F&G Commissioner Hurlock to senators: ‘I would like to correct the record, set it straight’
Joan Hurlock, who is only the second woman to serve on Idaho’s Fish & Game Commission, is up for her confirmation hearing in the Senate Resources Committee this afternoon. “I would like to correct the record, set it straight and have you hear it from my mouth, what I’m about,” she told the Senate Resources Committee. Holding up a printout, “My first one was in 1999. Here’s my record of my hunting and fishing licenses. So, OK, got that out of the way.”
Hurlock noted, “There is a group that has set out to gather information about me, to have me not confirmed.” She said 400 people have signed a petition against her, but suggested none of them have ever talked with her. “Because generally, the people that have taken the time to actually speak with me … they come away with a different perspective of who I am.”

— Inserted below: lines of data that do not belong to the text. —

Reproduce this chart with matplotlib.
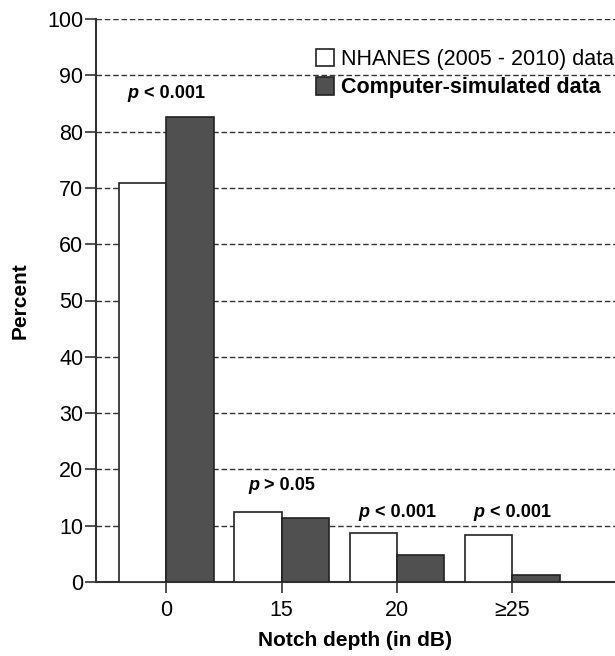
# Notch depth distribution: NHANES vs computer-simulated data
import matplotlib.pyplot as plt
import matplotlib.transforms as mtransforms
import numpy as np

plt.rcParams['font.family'] = ['Liberation Sans', 'DejaVu Sans']

# Data
categories = ["0", "15", "20", "\u226525"]
nhanes = [70.8, 12.4, 8.7, 8.4]
simulated = [82.6, 11.4, 4.8, 1.2]
p_labels = ["< 0.001", "> 0.05", "< 0.001", "< 0.001"]
p_heights = [86.7, 17.2, 12.4, 12.4]

fig = plt.figure(figsize=(6.15, 6.56), dpi=100)
ax = fig.add_axes([96 / 615, 1 - 582 / 656, 1 - 96 / 615, (582 - 19) / 656])

x = np.arange(len(categories))
w = 0.41
ax.bar(x - w / 2, nhanes, w, color="white", edgecolor="#222222", linewidth=1.2,
       label="NHANES (2005 - 2010) data", zorder=3)
ax.bar(x + w / 2, simulated, w, color="#505050", edgecolor="#222222", linewidth=1.2,
       label="Computer-simulated data", zorder=3)

# p-values above each group: italic "p" + bold rest, centred as one piece
renderer = fig.canvas.get_renderer()
for i in range(len(categories)):
    t1 = ax.text(x[i], p_heights[i], "p", fontsize=13, fontweight="bold",
                 style="italic", ha="left", va="center")
    t2 = ax.text(x[i], p_heights[i], " " + p_labels[i], fontsize=13,
                 fontweight="bold", ha="left", va="center")
    w1 = t1.get_window_extent(renderer).width
    w2 = t2.get_window_extent(renderer).width
    half = (w1 + w2) / 2
    t1.set_transform(mtransforms.offset_copy(ax.transData, fig=fig, x=-half, y=0, units="dots"))
    t2.set_transform(mtransforms.offset_copy(ax.transData, fig=fig, x=-half + w1, y=0, units="dots"))

ax.set_ylim(0, 100)
ax.set_xlim(-0.61, 3.89)
ax.set_yticks(range(0, 101, 10))
ax.set_xticks(x)
ax.set_xticklabels(categories)
ax.tick_params(axis="both", labelsize=15.5, length=8, width=1.2, color="#333333", direction="out")
ax.tick_params(axis="x", pad=5)
ax.tick_params(axis="y", pad=1)

ax.yaxis.grid(True, linestyle=(0, (4, 2)), color="#333333", linewidth=1.0, zorder=0)
ax.set_axisbelow(True)
for s in ["top", "right"]:
    ax.spines[s].set_visible(False)
for s in ["left", "bottom"]:
    ax.spines[s].set_linewidth(1.5)
    ax.spines[s].set_color("#333333")

ax.set_xlabel("Notch depth (in dB)", fontsize=15, fontweight="bold", labelpad=7)
ax.set_ylabel("Percent", fontsize=15, fontweight="bold", labelpad=13)

leg = ax.legend(loc="upper left", bbox_to_anchor=(0.424, 0.947), frameon=False, fontsize=15.5,
                handlelength=0.85, handleheight=0.85, handletextpad=0.3, labelspacing=0.35,
                borderaxespad=0, borderpad=0)
leg.get_texts()[1].set_fontweight("bold")

fig.savefig("out.png", dpi=100)
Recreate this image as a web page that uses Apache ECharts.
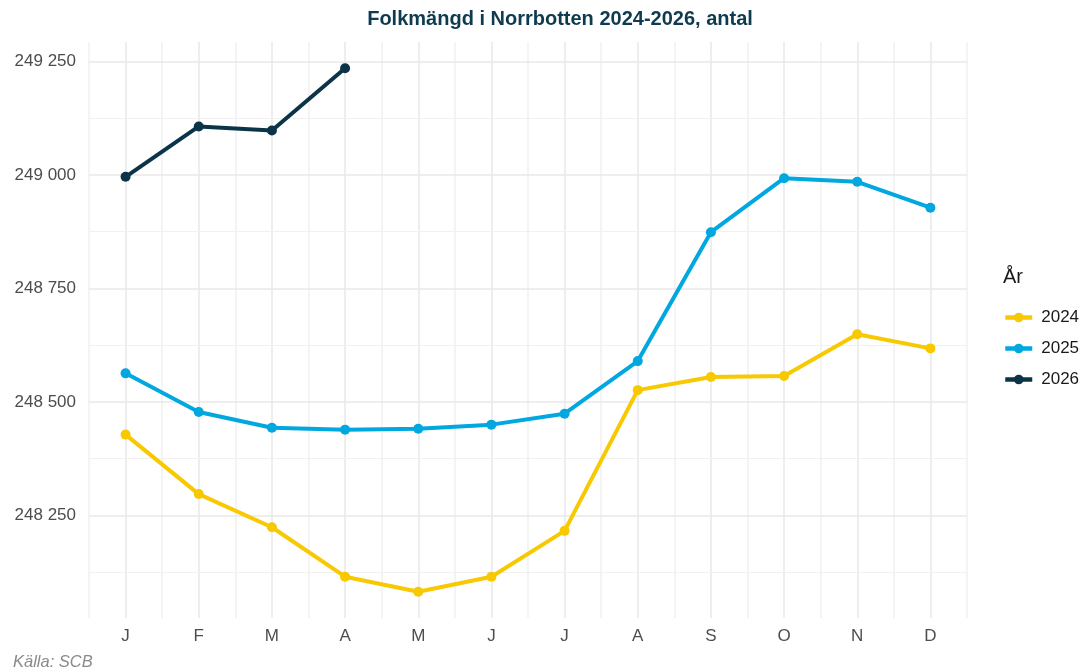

She said, “The Fish & Game code does not say you must have hunted and fished in Idaho your entire life, it does not say that. And in fact just because you’ve hunted and fished every day of your life in Idaho, that does not mean you’d make a good commissioner. People eat every day of their lives, but that does not mean they are good cooks.” She said her main reason for wanting to serve on the commission is her love of Idaho, and her desire to preserve and expand wildlife opportunities for the state's youth. "My children were born here," she said.
Questions from the committee so far have included her stance on wolves; she said she wishes they hadn’t been reintroduced, and supports managing them aggressively down to the minimum level permitted. Sen. Bert Brackett, R-Rogerson, said, “I would love to be able to shoot a wolf any time, anywhere with anything. … Can I do that?”
Hurlock responded that as a legislator, Brackett could get the law changed to allow that. “As it stands now, you can’t just hunt them by any ways, any means, any time – you have to have a hunting license and a tag. If you want to trap them you have to take the wolf trapping class. There are seasons for them. So as much as you would like, and I understand that, you can’t – unless you guys get together and rewrite the law and say you can.”
Hurlock also noted that she’s the only commission member who’s taken the F&G wolf trapping class, and that this spring, she’ll become a hunter education instructor.